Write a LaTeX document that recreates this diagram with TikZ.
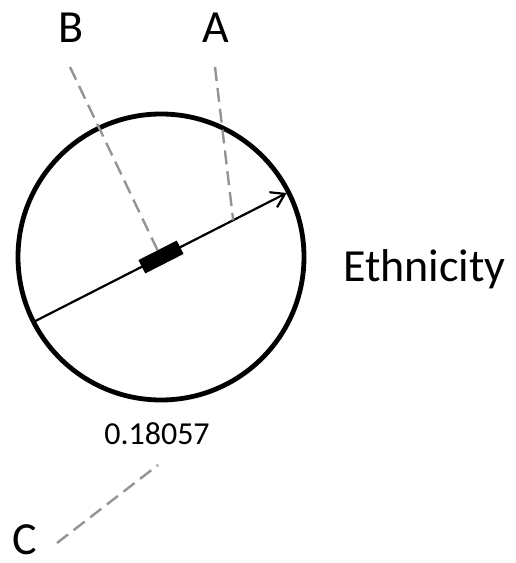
\documentclass[tikz,border=0pt]{standalone}
\usepackage{fontspec}
\setmainfont{Carlito}
\usetikzlibrary{arrows.meta,calc}

\begin{document}
\begin{tikzpicture}[x=1pt, y=1pt,
    lbl/.style={font=\fontsize{46}{50}\selectfont, inner sep=0pt, anchor=base},
    guide/.style={draw=black!42, line width=2.4pt, dash pattern=on 14pt off 7pt}]

  \useasboundingbox (0,0) rectangle (516,563);

  % circle and its diameter
  \coordinate (ctr) at (161,306);
  \draw[line width=4.8pt] (ctr) circle (143);
  \draw[line width=2.2pt, -{Straight Barb[length=13pt, width=17pt, line width=2.2pt]}]
    ($(ctr)+(207:143)$) -- ($(ctr)+(27:141)$);
  \node[fill=black, minimum width=43pt, minimum height=15pt, inner sep=0pt,
        rotate=27] (bar) at (ctr) {};
  \coordinate (onarrow) at ($(ctr)+(27:81)$);

  % labels
  \node[lbl] (B) at (71,520) {B};
  \node[lbl] (A) at (216,520) {A};
  \node[lbl] (C) at (25,9) {C};
  \node[lbl, anchor=base west] (eth) at (343,281) {Ethnicity};
  \node[font=\fontsize{32}{36}\selectfont, inner sep=0pt, anchor=base] (val) at (157,118) {0.18057};

  % dashed leaders
  \coordinate (Bend) at (70,496);
  \coordinate (Aend) at (215,496);
  \coordinate (Cend) at (57,20);
  \coordinate (valend) at (158,98);
  \draw[guide] (Bend) -- (bar.north);
  \draw[guide] (Aend) -- (onarrow);
  \draw[guide] (Cend) -- (valend);

\end{tikzpicture}
\end{document}
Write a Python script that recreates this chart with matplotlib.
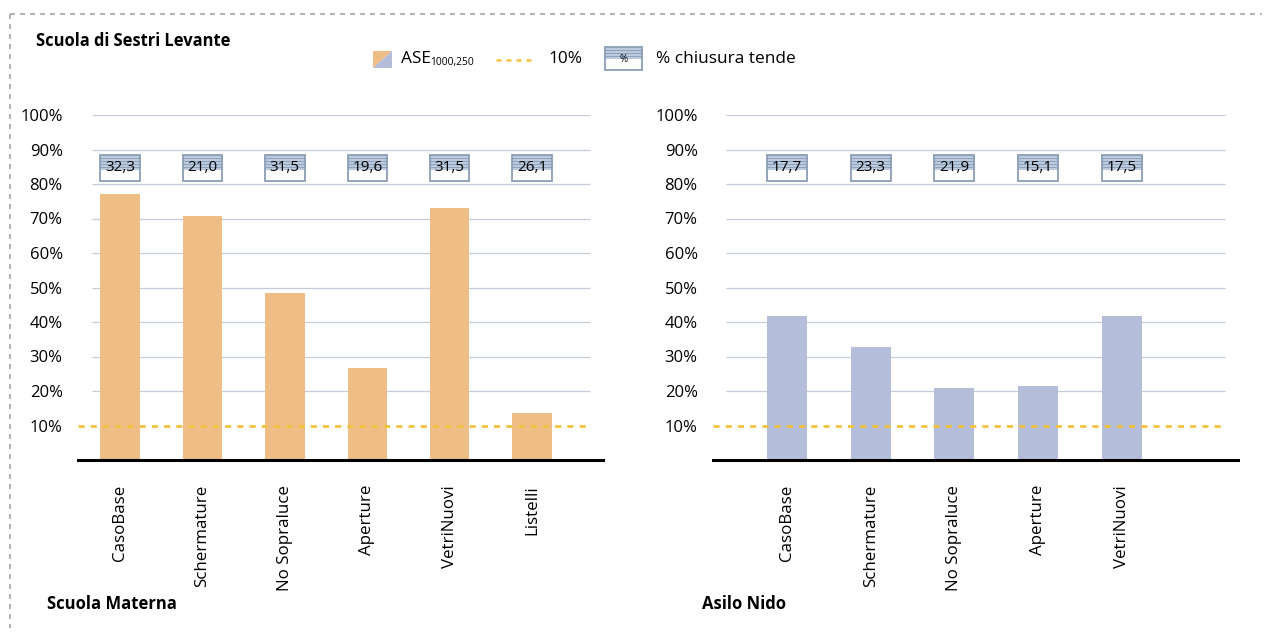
import matplotlib
matplotlib.use("Agg")
import matplotlib.pyplot as plt
from matplotlib.patches import Rectangle, Polygon

plt.rcParams["font.family"] = ["Open Sans", "DejaVu Sans"]

# ---- data -------------------------------------------------------------
materna_categories = ["CasoBase", "Schermature", "No Sopraluce", "Aperture", "VetriNuovi", "Listelli"]
materna_ase = [77.1, 70.8, 48.4, 26.7, 73.0, 13.7]          # ASE1000,250 [%]
materna_tende = [32.3, 21.0, 31.5, 19.6, 31.5, 26.1]        # % chiusura tende

nido_categories = ["CasoBase", "Schermature", "No Sopraluce", "Aperture", "VetriNuovi"]
nido_ase = [41.7, 32.8, 20.8, 21.5, 41.7]
nido_tende = [17.7, 23.3, 21.9, 15.1, 17.5]

threshold = 10
y_ticks = [10, 20, 30, 40, 50, 60, 70, 80, 90, 100]
y_tick_labels = [f"{t}%" for t in y_ticks]

# ---- style ------------------------------------------------------------
ORANGE = "#efbe86"
BLUE = "#b4bdd9"
GOLD = "#f2c23e"
GRID = "#c3ccd8"
BOX_EDGE = "#8b9eb6"
BOX_FILL = "#bccade"
BOX_LINE = "#8fa2bc"

W, H = 1265, 637
fig = plt.figure(figsize=(W / 100, H / 100), dpi=100)

# overlay in pixel coordinates for frame, title and legend
deco = fig.add_axes([0, 0, 1, 1], zorder=-1)
deco.set_xlim(0, W)
deco.set_ylim(H, 0)
deco.axis("off")

deco.plot([10, 1262], [14, 14], color="#a6a6a6", lw=1.2, ls=(0, (3, 3)))
deco.plot([10, 10], [14, 628], color="#a6a6a6", lw=1.2, ls=(0, (3, 3)))

deco.text(36, 41, "Scuola di Sestri Levante", fontsize=11.9, fontweight="bold",
          ha="left", va="center")
deco.text(47, 604, "Scuola Materna", fontsize=12.0, fontweight="bold", ha="left", va="center")
deco.text(702, 604, "Asilo Nido", fontsize=12.0, fontweight="bold", ha="left", va="center")


def tende_box(ax, x0, x1, y0, ymid, y1, n_lines):
    """Striped marker box: striped upper half, white lower half."""
    ax.add_patch(Rectangle((x0, ymid), x1 - x0, y1 - ymid, facecolor=BOX_FILL,
                           edgecolor="none", zorder=4))
    ax.add_patch(Rectangle((x0, y0), x1 - x0, ymid - y0, facecolor="white",
                           edgecolor="none", zorder=4))
    step = (y1 - ymid) / (n_lines + 1)
    for k in range(1, n_lines + 1):
        ax.plot([x0, x1], [ymid + k * step] * 2, color=BOX_LINE, lw=0.7, zorder=5)
    ax.add_patch(Rectangle((x0, y0), x1 - x0, y1 - y0, facecolor="none",
                           edgecolor=BOX_EDGE, lw=1.3, zorder=6))


# legend
deco.add_patch(Polygon([(373, 68), (373, 51), (392, 51)], closed=True, facecolor=ORANGE,
                       edgecolor="none"))
deco.add_patch(Polygon([(373, 68), (392, 51), (392, 68)], closed=True, facecolor=BLUE,
                       edgecolor="none"))
deco.text(401, 59, "ASE", fontsize=12.4, ha="left", va="center")
deco.text(430, 63, "1000,250", fontsize=7.4, ha="left", va="center")
deco.plot([496, 534], [60, 60], color=GOLD, lw=1.8, ls=(0, (2, 2)))
deco.text(548, 59, "10%", fontsize=12.4, ha="left", va="center")
tende_box(deco, 605, 642, 70, 59, 47, 3)
deco.text(623.5, 59, "%", fontsize=7, ha="center", va="center", zorder=7)
deco.text(656, 59, "% chiusura tende", fontsize=12.4, ha="left", va="center")


def panel(left_px, xlim, grid_span, categories, ase, tende, color):
    ax = fig.add_axes([left_px / W, (H - 460) / H, 525 / W, 345 / H])
    ax.set_facecolor("none")
    ax.set_xlim(*xlim)
    ax.set_ylim(0, 100)
    x = list(range(len(categories)))
    width = 0.48

    for t in y_ticks:
        if t != threshold:
            ax.hlines(t, grid_span[0], grid_span[1], color=GRID, lw=0.9, zorder=1)
    ax.bar(x, ase, width=width, color=color, zorder=2)
    ax.hlines(threshold, xlim[0], grid_span[1], color=GOLD, lw=2.0,
              linestyles=(0, (2.2, 2.2)), zorder=3)

    for xi, v in zip(x, tende):
        tende_box(ax, xi - width / 2, xi + width / 2, 81.0, 84.2, 88.4, 4)
        ax.text(xi, 84.7, f"{v:.1f}".replace(".", ","), fontsize=11,
                ha="center", va="center", zorder=7)

    for s in ("top", "right", "left"):
        ax.spines[s].set_visible(False)
    ax.spines["bottom"].set_color("black")
    ax.spines["bottom"].set_linewidth(2.2)
    ax.set_yticks(y_ticks)
    ax.set_yticklabels(y_tick_labels, fontsize=12)
    ax.set_xticks(x)
    ax.set_xticklabels(categories, rotation=90, fontsize=12.2, va="top", ha="center")
    ax.tick_params(axis="y", length=0, pad=11)
    ax.tick_params(axis="x", length=0, pad=18)
    return ax


panel(78, (-0.51, 5.86), (-0.34, 5.70), materna_categories, materna_ase, materna_tende, ORANGE)
panel(713, (-0.884, 5.388), (-0.73, 5.23), nido_categories, nido_ase, nido_tende, BLUE)

fig.savefig("out.png", dpi=100)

########################################

-- TASK DESCRIPTION --
Search the records for the word "matplotlib" and copy every line where it occurs.

-- TASK OUTPUT --
Write a Python script that recreates this chart with matplotlib.
import matplotlib
matplotlib.use("Agg")
import matplotlib.pyplot as plt
from matplotlib.patches import Rectangle, Polygon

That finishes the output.